My girlfriend asked me to act like an animal in bed. So I peed on the pillow.
I told the bartender, “surprise me,” and he gave me ice water.
(20s) ew this bar is full of old people let’s get out of here.
(50s) ew this bar is full of young people let’s get out of here.
cop: you know why i pulled you over
me: …no ?
cop: come on dude
me: maybe i had a few too many–
cop: WAY too many balloon animals in your trunk
me: i–
cop: you didn’t even close it man. giraffes and wiener dogs all over the road back there
I have a lot of opinions for someone who is never completely sure of today’s date
Folks ask me if I ever get tired of putting smiles on the faces of kids and their families in my job as a theme park mascot and my answer is always the same: God yes, are there any openings where you work?
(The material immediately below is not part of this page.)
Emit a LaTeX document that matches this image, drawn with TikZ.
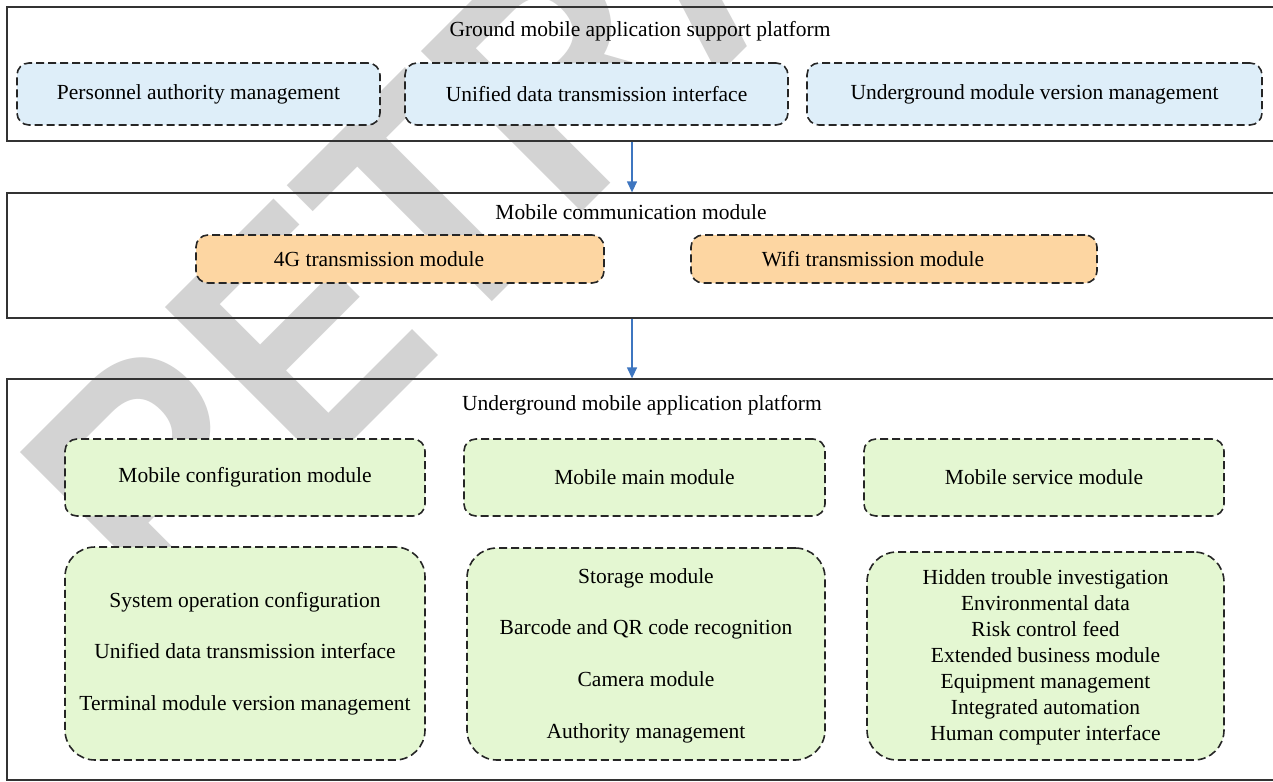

Sitting in my backyard is just yelling over the fence at the neighbor kids letting them know my son isn’t home yet.
My watch battery is fully charged.
So I got some time
Sometimes, when I’m washing my hair with coconut shampoo, I close my eyes and picture being on a remote tropical island, being cooked in a giant pot by canibals.
me: we should tell our son he’s adopted
wife: but he isn’t
me: I know but I’m bored
Women’s voices naturally get higher as they get excited so if you’re in bed and she still sounds like Morgan Freeman, try harder.
I’ve got chicken fingers and a McRib, a few more parts and my monster will be complete.